Calculates the percentage of contaminating proteins as the share of total intensity.

qc_contaminants(
  data,
  sample,
  protein,
  is_contaminant,
  intensity,
  n_contaminants = 5,
  plot = TRUE,
  interactive = FALSE
)

Arguments

data

a data frame that contains at least the input variables.

sample

a character or factor column in the data data frame that contains the sample names.

protein

a character column in the data data frame that contains protein IDs or protein names.

is_contaminant

a logical column that indicates if the protein is a contaminant.

intensity

a numeric column in the data data frame that contains the corresponding raw or normalised intensity values (not log2).

n_contaminants

a numeric value that indicates how many contaminants should be displayed individually. The rest is combined to a group called "other". The default is 5.

plot

a logical value that indicates if a plot is returned. If FALSE a table is returned.

interactive

a logical value that indicates if the plot is made interactive using the r package plotly.

Value

A bar plot that displays the percentage of contaminating proteins over all samples.

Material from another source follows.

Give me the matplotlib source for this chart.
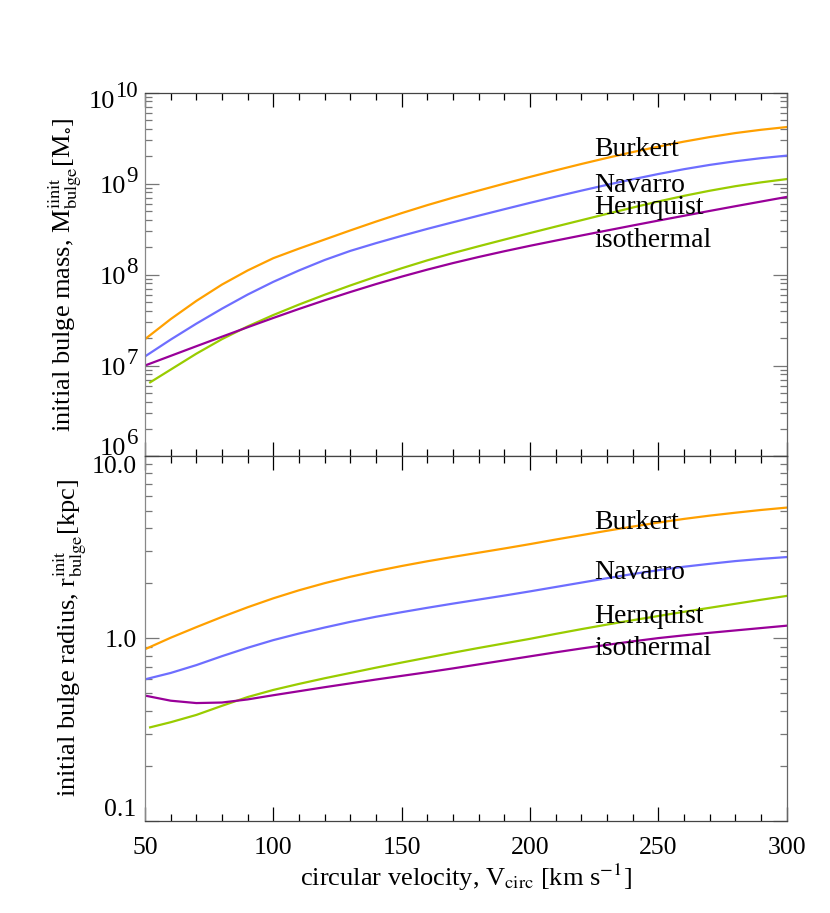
import numpy as np
import matplotlib
matplotlib.use("Agg")
import matplotlib.pyplot as plt
from matplotlib.ticker import LogLocator, FixedLocator, FixedFormatter, NullFormatter, MultipleLocator
from matplotlib.transforms import blended_transform_factory, offset_copy

plt.rcParams['font.family'] = ['Liberation Serif', 'DejaVu Serif']
plt.rcParams['mathtext.fontset'] = 'stix'

# circular velocity grid [km/s]
vcirc = [50, 60, 70, 80, 90, 100, 110, 120, 130, 140, 150, 160, 170, 180, 190,
         200, 210, 220, 230, 240, 250, 260, 270, 280, 290, 300]
vcirc_hern = [52] + vcirc[1:]

# log10 initial bulge mass [Msun]
logm_burkert = [7.29, 7.51, 7.71, 7.89, 8.045, 8.18, 8.285, 8.385, 8.485, 8.582, 8.675, 8.763, 8.845,
                8.923, 8.999, 9.073, 9.145, 9.215, 9.282, 9.346, 9.406, 9.461, 9.511, 9.555, 9.591, 9.621]
logm_navarro = [7.10, 7.285, 7.46, 7.625, 7.78, 7.92, 8.045, 8.16, 8.26, 8.345, 8.425, 8.502, 8.575,
                8.647, 8.718, 8.788, 8.856, 8.922, 8.986, 9.047, 9.105, 9.158, 9.205, 9.245, 9.279, 9.307]
logm_hernquist = [6.815, 6.955, 7.13, 7.29, 7.43, 7.555, 7.67, 7.778, 7.88, 7.977, 8.069, 8.156, 8.236,
                  8.311, 8.384, 8.456, 8.527, 8.597, 8.667, 8.736, 8.803, 8.865, 8.921, 8.971, 9.013, 9.049]
logm_iso = [7.00, 7.106, 7.212, 7.317, 7.421, 7.523, 7.622, 7.717, 7.808, 7.895, 7.977, 8.054, 8.126,
            8.193, 8.256, 8.316, 8.373, 8.429, 8.484, 8.539, 8.593, 8.646, 8.699, 8.751, 8.802, 8.853]

# log10 initial bulge radius [kpc]
logr_burkert = [-0.06, 0.003, 0.061, 0.117, 0.17, 0.219, 0.263, 0.302, 0.337, 0.368, 0.396, 0.422, 0.446,
                0.469, 0.492, 0.516, 0.541, 0.565, 0.589, 0.612, 0.634, 0.654, 0.672, 0.688, 0.703, 0.716]
logr_navarro = [-0.225, -0.19, -0.147, -0.098, -0.052, -0.01, 0.026, 0.059, 0.09, 0.118, 0.143, 0.167, 0.19,
                0.212, 0.234, 0.257, 0.281, 0.305, 0.329, 0.352, 0.373, 0.392, 0.408, 0.423, 0.435, 0.445]
logr_hernquist = [-0.488, -0.46, -0.42, -0.37, -0.322, -0.283, -0.25, -0.219, -0.19, -0.161, -0.133, -0.106, -0.079,
                  -0.053, -0.028, -0.003, 0.024, 0.05, 0.075, 0.099, 0.122, 0.145, 0.167, 0.189, 0.211, 0.232]
logr_iso = [-0.314, -0.342, -0.355, -0.352, -0.335, -0.312, -0.29, -0.268, -0.247, -0.226, -0.206, -0.186, -0.165,
            -0.143, -0.121, -0.099, -0.077, -0.056, -0.036, -0.017, 0.001, 0.016, 0.03, 0.043, 0.056, 0.069]

names = ['Burkert', 'Navarro', 'Hernquist', 'isothermal']
colors = ['#ffa000', '#6e6eff', '#99cc00', '#990099']

mass_ticks = [1e6, 1e7, 1e8, 1e9, 1e10]
mass_exps = ['6', '7', '8', '9', '10']

fig = plt.figure(figsize=(8.3, 9.13), dpi=100)
ax1 = fig.add_axes([0.1747, 0.5, 0.7731, 0.3986])
ax2 = fig.add_axes([0.1747, 0.101, 0.7731, 0.3998])

xs = [vcirc, vcirc, vcirc_hern, vcirc]
for ax, ys in ((ax1, [logm_burkert, logm_navarro, logm_hernquist, logm_iso]),
               (ax2, [logr_burkert, logr_navarro, logr_hernquist, logr_iso])):
    for x, y, c in zip(xs, ys, colors):
        ax.plot(x, 10 ** np.array(y), color=c, lw=1.6)
    ax.set_yscale('log')
    ax.set_xlim(50, 300)
    ax.xaxis.set_major_locator(MultipleLocator(50))
    ax.xaxis.set_minor_locator(MultipleLocator(10))
    ax.tick_params(which='both', direction='in', top=True, right=True, labelsize=18.5)
    ax.tick_params(which='major', length=10, width=0.9)
    ax.tick_params(which='minor', length=5, width=0.9)
    ax.tick_params(axis='y', which='both', color='#777777')
    for sp in ax.spines.values():
        sp.set_color('#444444')
        sp.set_linewidth(0.9)
    ax.spines['left'].set_color('#888888')
    ax.spines['right'].set_color('#666666')

# top panel
ax1.set_ylim(1e6, 1e10)
ax1.yaxis.set_major_locator(FixedLocator(mass_ticks))
ax1.yaxis.set_minor_locator(LogLocator(base=10, subs=np.arange(2, 10), numticks=20))
ax1.yaxis.set_minor_formatter(NullFormatter())
ax1.tick_params(axis='x', labelbottom=False)
ax1.tick_params(axis='y', labelleft=False)
ax1.set_ylabel(r'initial bulge mass, M$^{\rm iinit}_{\rm bulge}$[M$_{\circ}$]', fontsize=19)
ax1.yaxis.set_label_coords(-0.095, 0.5)

# IDL-like 10^n labels: big superscript, end labels kept inside the panel
trans = blended_transform_factory(ax1.transAxes, ax1.transData)
base_drop = {'6': -1.6, '7': 9, '8': 9, '9': 9, '10': 15.6}
for val, ex in zip(mass_ticks, mass_exps):
    sup_w = 11.5 * len(ex)
    xoff = -(7 + sup_w)
    yb = -base_drop[ex]
    ax1.text(0, val, '10', transform=offset_copy(trans, fig=fig, x=xoff, y=yb, units='dots'),
             ha='right', va='baseline', fontsize=19, clip_on=False)
    ax1.text(0, val, ex, transform=offset_copy(trans, fig=fig, x=xoff, y=yb + 11, units='dots'),
             ha='left', va='baseline', fontsize=16.5, clip_on=False)

# bottom panel
ax2.set_ylim(0.1, 10)
ax2.yaxis.set_major_locator(FixedLocator([0.1, 1.0, 10.0]))
ax2.yaxis.set_major_formatter(FixedFormatter(['0.1', '1.0', '10.0']))
ax2.yaxis.set_minor_locator(LogLocator(base=10, subs=np.arange(2, 10), numticks=20))
ax2.yaxis.set_minor_formatter(NullFormatter())
ax2.tick_params(axis='y', pad=6)
ax2.tick_params(axis='x', pad=12)
ax2.set_ylabel(r'initial bulge radius, r$^{\rm init}_{\rm bulge}$[kpc]', fontsize=19)
ax2.yaxis.set_label_coords(-0.087, 0.5)
ax2.set_xlabel(r'circular velocity, V$_{\rm circ}$ [km s$^{-1}$]', fontsize=19, labelpad=2)

fig.canvas.draw()
lbls = ax2.get_yticklabels()
lbls[0].set_verticalalignment('bottom')
lbls[-1].set_verticalalignment('top')

# curve labels
for ax, ypos in ((ax1, [0.827, 0.728, 0.667, 0.577]), (ax2, [0.799, 0.662, 0.541, 0.454])):
    for name, yy in zip(names, ypos):
        ax.text(0.700, yy, name, transform=ax.transAxes, fontsize=20, va='baseline', ha='left')

fig.savefig('out.png', dpi=100)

If plot = FALSE a data frame is returned.

Examples

data <- data.frame(
  sample = c(rep("sample_1", 10), rep("sample_2", 10)),
  leading_razor_protein = c(rep(c("P1", "P1", "P1", "P2", "P2", "P2", "P2", "P3", "P3", "P3"), 2)),
  potential_contaminant = c(rep(c(rep(TRUE, 7), rep(FALSE, 3)), 2)),
  intensity = c(rep(1, 2), rep(4, 4), rep(6, 4), rep(2, 3), rep(3, 5), rep(4, 2))
)

qc_contaminants(
  data,
  sample = sample,
  protein = leading_razor_protein,
  is_contaminant = potential_contaminant,
  intensity = intensity
)